** START **

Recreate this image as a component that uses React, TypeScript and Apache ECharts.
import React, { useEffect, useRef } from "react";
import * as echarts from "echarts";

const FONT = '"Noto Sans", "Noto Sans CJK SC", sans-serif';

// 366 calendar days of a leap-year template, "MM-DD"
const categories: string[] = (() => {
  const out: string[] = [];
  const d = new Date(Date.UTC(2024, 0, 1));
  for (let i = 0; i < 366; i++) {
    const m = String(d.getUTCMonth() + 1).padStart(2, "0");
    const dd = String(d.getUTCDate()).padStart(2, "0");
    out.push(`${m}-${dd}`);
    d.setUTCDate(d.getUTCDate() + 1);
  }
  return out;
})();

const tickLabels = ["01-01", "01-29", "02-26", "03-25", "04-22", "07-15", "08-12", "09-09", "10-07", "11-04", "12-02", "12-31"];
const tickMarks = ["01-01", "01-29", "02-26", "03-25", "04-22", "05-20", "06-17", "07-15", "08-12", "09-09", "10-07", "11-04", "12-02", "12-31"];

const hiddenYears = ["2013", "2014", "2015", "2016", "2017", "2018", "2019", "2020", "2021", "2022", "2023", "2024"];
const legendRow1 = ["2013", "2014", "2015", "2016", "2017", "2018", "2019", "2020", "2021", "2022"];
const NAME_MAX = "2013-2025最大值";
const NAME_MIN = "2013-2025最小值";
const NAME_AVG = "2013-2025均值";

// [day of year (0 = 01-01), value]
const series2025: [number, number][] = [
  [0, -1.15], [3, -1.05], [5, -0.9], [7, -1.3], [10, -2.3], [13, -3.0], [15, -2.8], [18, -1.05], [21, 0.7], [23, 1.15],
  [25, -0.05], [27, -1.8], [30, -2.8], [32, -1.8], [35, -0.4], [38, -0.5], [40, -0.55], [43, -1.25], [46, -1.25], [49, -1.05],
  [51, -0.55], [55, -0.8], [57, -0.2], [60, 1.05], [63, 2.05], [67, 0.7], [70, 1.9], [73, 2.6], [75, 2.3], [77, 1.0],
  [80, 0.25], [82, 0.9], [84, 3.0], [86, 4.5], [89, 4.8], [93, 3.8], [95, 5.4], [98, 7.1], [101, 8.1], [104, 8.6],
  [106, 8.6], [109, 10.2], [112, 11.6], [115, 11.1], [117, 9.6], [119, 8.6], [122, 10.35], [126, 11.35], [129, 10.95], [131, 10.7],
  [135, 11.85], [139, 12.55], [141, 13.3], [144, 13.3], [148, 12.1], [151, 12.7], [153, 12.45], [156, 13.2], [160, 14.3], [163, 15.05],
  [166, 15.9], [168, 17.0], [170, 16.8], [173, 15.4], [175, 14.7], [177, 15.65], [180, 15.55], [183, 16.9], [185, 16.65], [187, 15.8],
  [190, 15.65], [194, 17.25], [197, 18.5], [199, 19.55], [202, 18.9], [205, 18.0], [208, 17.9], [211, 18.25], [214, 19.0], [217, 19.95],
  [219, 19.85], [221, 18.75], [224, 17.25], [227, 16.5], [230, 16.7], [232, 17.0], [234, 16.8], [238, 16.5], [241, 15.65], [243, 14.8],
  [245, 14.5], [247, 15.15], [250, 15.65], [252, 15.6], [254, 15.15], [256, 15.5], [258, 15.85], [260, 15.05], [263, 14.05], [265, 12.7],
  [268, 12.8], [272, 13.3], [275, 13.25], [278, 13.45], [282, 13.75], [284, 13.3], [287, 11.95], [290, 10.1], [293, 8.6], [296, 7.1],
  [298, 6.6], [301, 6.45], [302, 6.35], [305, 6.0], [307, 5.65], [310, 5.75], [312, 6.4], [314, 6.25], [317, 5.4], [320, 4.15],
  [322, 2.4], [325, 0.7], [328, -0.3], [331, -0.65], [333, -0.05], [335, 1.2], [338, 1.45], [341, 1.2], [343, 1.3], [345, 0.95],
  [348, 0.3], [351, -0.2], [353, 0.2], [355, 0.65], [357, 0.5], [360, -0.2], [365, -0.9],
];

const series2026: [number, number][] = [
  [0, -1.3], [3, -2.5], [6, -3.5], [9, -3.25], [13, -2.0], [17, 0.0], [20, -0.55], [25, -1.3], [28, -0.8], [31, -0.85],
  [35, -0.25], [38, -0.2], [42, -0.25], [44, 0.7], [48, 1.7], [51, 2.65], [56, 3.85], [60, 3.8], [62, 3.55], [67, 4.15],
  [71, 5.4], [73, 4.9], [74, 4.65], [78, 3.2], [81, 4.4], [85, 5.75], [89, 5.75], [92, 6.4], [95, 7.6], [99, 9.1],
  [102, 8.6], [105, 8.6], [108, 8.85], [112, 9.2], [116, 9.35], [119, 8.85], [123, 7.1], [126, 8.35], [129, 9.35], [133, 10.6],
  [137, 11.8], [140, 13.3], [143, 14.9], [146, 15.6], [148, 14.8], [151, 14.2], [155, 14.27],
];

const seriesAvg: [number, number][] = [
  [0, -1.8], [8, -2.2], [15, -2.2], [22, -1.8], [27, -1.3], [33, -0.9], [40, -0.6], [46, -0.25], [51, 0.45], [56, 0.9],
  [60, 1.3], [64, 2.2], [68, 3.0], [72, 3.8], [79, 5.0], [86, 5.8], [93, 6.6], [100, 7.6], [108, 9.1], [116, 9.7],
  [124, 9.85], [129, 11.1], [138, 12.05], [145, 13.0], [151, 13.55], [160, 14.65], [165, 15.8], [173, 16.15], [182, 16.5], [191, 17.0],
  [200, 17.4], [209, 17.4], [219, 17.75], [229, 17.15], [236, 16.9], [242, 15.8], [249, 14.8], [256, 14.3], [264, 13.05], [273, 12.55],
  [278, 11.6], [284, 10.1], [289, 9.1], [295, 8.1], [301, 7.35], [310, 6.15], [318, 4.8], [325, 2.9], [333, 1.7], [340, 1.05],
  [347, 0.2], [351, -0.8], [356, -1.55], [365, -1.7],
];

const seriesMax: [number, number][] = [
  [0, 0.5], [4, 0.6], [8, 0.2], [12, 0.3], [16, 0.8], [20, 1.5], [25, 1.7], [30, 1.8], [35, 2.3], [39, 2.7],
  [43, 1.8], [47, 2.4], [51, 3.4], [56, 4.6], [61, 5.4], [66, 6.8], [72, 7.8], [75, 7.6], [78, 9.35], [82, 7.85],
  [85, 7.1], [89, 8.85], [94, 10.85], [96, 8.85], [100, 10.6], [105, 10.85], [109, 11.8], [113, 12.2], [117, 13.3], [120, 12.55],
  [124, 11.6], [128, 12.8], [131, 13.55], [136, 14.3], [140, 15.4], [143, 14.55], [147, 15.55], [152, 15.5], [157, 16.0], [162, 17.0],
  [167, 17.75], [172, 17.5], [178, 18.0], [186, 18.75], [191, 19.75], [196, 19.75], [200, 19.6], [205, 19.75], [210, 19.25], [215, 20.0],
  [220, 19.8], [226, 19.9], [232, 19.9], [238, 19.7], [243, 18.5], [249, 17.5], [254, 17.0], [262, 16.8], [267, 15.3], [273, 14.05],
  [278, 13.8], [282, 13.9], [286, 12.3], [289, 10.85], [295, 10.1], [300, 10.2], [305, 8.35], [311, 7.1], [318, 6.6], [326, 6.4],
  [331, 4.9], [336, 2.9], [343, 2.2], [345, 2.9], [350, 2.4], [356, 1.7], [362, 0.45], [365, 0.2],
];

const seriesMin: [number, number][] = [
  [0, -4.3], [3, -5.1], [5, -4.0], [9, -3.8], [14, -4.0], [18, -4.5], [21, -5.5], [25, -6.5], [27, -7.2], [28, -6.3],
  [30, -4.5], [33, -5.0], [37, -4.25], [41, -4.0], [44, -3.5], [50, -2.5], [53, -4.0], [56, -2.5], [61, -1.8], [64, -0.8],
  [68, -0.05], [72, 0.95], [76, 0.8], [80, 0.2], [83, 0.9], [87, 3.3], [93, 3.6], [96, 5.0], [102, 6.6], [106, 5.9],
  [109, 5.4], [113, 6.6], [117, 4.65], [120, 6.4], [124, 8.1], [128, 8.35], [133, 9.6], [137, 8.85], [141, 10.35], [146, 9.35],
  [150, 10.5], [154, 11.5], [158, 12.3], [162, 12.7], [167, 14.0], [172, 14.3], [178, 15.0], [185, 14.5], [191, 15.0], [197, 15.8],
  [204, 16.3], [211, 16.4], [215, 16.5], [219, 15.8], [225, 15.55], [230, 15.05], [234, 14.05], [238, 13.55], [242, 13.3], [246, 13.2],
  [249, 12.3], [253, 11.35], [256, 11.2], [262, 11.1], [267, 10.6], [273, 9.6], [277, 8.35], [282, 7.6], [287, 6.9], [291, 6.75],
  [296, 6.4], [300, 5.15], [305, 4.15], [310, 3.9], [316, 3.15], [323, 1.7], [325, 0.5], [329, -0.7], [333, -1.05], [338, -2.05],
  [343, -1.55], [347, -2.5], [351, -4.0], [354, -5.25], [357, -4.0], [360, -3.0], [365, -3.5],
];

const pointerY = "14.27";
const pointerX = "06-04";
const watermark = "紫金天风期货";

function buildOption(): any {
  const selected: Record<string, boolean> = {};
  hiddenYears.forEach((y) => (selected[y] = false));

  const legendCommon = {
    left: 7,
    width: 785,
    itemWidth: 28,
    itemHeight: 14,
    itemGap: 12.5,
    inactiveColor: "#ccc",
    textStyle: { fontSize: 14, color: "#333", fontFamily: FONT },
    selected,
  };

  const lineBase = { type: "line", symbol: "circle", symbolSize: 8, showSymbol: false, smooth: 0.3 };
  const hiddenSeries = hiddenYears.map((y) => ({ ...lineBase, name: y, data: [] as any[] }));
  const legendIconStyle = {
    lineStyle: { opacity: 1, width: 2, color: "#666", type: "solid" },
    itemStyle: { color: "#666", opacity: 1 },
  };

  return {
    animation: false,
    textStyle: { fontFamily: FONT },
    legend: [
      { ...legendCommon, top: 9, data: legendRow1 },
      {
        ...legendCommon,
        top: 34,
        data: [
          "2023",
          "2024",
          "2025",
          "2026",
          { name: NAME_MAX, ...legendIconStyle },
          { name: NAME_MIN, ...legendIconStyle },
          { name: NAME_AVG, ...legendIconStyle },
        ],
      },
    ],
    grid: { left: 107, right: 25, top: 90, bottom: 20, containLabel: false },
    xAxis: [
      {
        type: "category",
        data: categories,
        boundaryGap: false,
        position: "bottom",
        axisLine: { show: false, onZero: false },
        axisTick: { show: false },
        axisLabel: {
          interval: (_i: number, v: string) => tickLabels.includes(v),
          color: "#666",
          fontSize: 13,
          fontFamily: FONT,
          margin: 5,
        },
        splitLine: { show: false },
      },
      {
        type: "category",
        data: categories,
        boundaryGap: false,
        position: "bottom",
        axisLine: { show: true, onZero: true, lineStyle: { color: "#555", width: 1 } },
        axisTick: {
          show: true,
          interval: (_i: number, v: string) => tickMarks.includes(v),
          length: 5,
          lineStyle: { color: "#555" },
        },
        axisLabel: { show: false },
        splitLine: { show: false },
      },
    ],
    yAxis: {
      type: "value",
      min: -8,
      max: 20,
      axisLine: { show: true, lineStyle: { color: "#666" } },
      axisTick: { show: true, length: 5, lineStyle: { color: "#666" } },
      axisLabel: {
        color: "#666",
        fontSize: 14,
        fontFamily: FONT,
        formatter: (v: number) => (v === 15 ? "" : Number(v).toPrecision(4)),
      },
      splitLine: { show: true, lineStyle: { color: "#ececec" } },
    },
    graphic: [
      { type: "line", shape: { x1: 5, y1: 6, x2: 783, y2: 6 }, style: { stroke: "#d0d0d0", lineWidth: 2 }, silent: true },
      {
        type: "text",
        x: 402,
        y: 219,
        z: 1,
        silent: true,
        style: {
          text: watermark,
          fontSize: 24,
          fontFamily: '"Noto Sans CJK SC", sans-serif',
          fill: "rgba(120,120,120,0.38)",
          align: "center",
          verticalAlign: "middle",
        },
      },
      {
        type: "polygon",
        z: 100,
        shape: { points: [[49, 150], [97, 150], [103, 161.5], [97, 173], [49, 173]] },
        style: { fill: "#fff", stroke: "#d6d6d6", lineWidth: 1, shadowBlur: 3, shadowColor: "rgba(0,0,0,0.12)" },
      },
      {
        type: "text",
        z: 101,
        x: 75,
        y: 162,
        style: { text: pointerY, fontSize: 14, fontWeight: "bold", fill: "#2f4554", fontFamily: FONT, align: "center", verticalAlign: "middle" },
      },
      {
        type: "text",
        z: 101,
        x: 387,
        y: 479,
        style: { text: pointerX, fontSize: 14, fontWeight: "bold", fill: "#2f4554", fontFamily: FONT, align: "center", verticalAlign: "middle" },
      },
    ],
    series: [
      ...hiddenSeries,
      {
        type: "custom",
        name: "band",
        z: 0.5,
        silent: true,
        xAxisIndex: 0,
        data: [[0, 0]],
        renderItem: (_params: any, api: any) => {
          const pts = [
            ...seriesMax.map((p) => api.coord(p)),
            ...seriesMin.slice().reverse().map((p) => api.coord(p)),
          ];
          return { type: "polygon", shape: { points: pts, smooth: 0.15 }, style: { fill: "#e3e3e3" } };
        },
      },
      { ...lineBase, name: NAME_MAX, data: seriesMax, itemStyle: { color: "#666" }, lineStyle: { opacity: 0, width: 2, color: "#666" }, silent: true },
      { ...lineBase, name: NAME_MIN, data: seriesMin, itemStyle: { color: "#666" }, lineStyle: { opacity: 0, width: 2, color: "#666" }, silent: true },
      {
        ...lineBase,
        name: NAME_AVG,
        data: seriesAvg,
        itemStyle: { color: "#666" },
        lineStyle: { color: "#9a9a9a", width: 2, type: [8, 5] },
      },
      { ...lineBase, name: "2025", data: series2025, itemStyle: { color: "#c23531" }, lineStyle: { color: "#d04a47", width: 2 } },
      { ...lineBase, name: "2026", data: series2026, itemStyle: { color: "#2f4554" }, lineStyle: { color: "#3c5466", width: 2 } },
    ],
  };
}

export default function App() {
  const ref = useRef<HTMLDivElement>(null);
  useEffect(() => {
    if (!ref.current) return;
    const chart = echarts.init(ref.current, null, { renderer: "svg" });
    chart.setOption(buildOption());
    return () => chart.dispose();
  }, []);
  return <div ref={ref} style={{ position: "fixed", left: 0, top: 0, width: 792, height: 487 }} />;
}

** END **

■ EXERCISE TASK ■
Count how many lines contain "React" and give only that count.

■ RESULT OF THE TASK ■
2